BEGIN Stored records
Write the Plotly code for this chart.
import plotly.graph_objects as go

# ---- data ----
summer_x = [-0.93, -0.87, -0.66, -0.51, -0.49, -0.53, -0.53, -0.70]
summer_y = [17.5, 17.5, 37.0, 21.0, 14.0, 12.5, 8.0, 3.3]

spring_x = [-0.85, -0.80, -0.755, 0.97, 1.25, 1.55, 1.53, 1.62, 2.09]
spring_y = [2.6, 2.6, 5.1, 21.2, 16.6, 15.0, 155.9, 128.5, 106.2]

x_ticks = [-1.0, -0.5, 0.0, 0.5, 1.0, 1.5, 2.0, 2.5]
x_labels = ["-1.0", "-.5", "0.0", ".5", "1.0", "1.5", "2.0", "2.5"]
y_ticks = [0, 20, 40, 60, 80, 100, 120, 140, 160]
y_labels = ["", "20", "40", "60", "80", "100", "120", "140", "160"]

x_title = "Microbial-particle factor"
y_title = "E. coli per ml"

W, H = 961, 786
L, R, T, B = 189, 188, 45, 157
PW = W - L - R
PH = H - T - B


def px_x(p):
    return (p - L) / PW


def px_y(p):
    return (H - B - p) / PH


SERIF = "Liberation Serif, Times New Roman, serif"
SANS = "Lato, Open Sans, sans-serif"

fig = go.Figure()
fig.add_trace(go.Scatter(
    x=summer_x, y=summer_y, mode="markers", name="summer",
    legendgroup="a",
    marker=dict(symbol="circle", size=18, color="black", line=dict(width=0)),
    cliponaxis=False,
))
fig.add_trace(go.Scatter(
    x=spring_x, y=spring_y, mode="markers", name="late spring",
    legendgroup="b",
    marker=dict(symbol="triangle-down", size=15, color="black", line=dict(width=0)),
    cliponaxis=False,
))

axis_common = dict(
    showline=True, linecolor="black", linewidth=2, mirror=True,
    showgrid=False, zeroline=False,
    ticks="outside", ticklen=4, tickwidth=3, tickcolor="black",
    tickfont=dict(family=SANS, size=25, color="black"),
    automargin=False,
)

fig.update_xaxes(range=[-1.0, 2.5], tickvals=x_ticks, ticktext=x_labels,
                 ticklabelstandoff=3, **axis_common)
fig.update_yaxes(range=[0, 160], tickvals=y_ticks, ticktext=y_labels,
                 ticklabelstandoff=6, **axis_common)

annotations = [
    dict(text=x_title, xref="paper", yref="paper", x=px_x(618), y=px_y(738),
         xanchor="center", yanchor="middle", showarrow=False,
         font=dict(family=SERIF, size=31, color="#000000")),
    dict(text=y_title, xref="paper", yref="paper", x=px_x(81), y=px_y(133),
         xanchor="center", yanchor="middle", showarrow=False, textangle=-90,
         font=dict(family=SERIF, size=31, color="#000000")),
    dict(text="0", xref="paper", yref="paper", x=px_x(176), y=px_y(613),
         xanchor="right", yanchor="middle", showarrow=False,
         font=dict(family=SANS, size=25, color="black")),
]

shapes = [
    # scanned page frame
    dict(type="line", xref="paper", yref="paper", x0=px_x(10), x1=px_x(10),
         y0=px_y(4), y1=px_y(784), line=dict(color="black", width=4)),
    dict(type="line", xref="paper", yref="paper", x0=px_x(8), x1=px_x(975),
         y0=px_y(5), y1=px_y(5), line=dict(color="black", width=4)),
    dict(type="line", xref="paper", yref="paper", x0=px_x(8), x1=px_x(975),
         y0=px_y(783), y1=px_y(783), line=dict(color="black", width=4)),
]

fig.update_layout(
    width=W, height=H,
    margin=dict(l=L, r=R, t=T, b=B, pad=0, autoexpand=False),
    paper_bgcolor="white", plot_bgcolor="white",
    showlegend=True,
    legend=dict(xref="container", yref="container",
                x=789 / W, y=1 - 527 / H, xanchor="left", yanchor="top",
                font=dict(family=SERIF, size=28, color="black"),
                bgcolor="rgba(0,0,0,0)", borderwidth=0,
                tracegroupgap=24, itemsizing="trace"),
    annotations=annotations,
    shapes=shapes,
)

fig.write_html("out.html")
END Stored records
BEGIN Stored records
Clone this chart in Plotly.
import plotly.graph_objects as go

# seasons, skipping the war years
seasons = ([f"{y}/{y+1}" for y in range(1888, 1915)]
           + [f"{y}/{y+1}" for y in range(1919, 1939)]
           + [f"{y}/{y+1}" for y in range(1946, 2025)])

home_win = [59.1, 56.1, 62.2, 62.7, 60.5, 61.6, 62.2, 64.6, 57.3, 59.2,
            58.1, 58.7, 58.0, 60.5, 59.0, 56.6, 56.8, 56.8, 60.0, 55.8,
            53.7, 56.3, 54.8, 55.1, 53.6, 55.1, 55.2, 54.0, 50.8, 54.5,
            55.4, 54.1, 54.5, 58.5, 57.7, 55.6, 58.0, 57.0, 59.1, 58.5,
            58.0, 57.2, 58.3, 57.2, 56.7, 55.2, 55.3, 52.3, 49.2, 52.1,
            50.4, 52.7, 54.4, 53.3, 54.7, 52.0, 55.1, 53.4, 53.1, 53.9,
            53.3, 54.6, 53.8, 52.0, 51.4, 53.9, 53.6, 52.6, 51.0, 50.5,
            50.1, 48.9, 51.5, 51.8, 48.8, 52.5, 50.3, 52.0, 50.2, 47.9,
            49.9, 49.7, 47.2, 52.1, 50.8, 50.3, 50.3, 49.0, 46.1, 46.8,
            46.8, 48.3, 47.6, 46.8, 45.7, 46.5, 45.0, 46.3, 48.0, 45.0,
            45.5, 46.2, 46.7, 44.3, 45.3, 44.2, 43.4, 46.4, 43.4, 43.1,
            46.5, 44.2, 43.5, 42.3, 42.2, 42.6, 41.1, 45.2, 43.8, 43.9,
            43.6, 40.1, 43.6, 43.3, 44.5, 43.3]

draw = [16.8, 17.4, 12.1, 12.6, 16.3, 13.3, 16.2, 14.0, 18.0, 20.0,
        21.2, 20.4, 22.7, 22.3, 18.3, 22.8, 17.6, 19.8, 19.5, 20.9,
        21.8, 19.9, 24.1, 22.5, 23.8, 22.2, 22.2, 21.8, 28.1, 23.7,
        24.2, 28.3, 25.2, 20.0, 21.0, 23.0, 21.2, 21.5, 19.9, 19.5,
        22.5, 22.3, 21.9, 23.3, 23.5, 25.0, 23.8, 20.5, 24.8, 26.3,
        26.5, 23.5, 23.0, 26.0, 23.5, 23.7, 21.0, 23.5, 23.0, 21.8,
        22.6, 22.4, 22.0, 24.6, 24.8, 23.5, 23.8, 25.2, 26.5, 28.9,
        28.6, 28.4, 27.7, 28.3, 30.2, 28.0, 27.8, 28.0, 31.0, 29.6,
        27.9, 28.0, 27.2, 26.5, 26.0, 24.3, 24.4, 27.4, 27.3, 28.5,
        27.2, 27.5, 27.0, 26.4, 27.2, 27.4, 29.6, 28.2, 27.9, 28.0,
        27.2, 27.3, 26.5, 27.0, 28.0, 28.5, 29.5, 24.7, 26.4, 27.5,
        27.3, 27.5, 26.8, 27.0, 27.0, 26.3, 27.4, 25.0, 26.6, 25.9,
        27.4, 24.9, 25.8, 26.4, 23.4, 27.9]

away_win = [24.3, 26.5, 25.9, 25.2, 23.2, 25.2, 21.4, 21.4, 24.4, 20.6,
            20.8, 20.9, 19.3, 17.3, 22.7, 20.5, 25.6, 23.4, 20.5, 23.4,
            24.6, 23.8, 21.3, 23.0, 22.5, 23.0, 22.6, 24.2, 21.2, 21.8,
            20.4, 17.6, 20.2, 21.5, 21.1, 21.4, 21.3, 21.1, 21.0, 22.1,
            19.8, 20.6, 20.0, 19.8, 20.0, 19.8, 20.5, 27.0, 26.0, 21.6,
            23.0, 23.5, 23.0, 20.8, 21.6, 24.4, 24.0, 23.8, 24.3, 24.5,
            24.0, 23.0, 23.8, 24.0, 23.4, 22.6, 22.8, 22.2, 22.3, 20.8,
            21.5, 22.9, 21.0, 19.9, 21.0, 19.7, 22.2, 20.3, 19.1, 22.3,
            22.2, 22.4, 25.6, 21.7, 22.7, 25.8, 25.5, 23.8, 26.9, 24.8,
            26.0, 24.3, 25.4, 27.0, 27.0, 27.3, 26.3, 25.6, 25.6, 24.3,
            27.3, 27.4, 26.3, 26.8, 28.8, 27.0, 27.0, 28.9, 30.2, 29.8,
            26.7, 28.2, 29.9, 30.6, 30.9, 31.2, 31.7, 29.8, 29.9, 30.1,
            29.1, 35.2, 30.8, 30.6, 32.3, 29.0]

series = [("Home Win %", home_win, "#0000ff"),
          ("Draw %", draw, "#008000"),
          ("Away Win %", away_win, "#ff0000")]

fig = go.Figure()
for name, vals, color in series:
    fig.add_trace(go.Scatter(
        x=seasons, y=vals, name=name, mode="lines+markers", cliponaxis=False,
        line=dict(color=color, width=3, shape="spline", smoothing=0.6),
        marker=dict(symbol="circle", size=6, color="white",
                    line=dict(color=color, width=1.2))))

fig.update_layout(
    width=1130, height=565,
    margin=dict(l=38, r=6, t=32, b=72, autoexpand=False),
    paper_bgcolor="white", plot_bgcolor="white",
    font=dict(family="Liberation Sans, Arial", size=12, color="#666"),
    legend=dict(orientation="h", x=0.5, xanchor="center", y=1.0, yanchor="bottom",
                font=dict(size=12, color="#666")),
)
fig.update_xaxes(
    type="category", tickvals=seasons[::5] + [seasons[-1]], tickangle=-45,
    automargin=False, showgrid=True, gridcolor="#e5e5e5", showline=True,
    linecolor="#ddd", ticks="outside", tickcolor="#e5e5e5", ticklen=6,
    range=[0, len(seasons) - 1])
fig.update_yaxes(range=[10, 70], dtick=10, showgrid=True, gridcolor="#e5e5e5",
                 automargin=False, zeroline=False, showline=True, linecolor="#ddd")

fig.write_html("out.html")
END Stored records
- Required task
Give again the run of lines that opens at the line with "Write the Plotly code for this chart." and closes at the line with "summer_y = [17.5, 17.5, 37.0, 21.0, 14.0, 12.5, 8.0, 3.3]", exactly, and only that run.

- Result
Write the Plotly code for this chart.
import plotly.graph_objects as go

# ---- data ----
summer_x = [-0.93, -0.87, -0.66, -0.51, -0.49, -0.53, -0.53, -0.70]
summer_y = [17.5, 17.5, 37.0, 21.0, 14.0, 12.5, 8.0, 3.3]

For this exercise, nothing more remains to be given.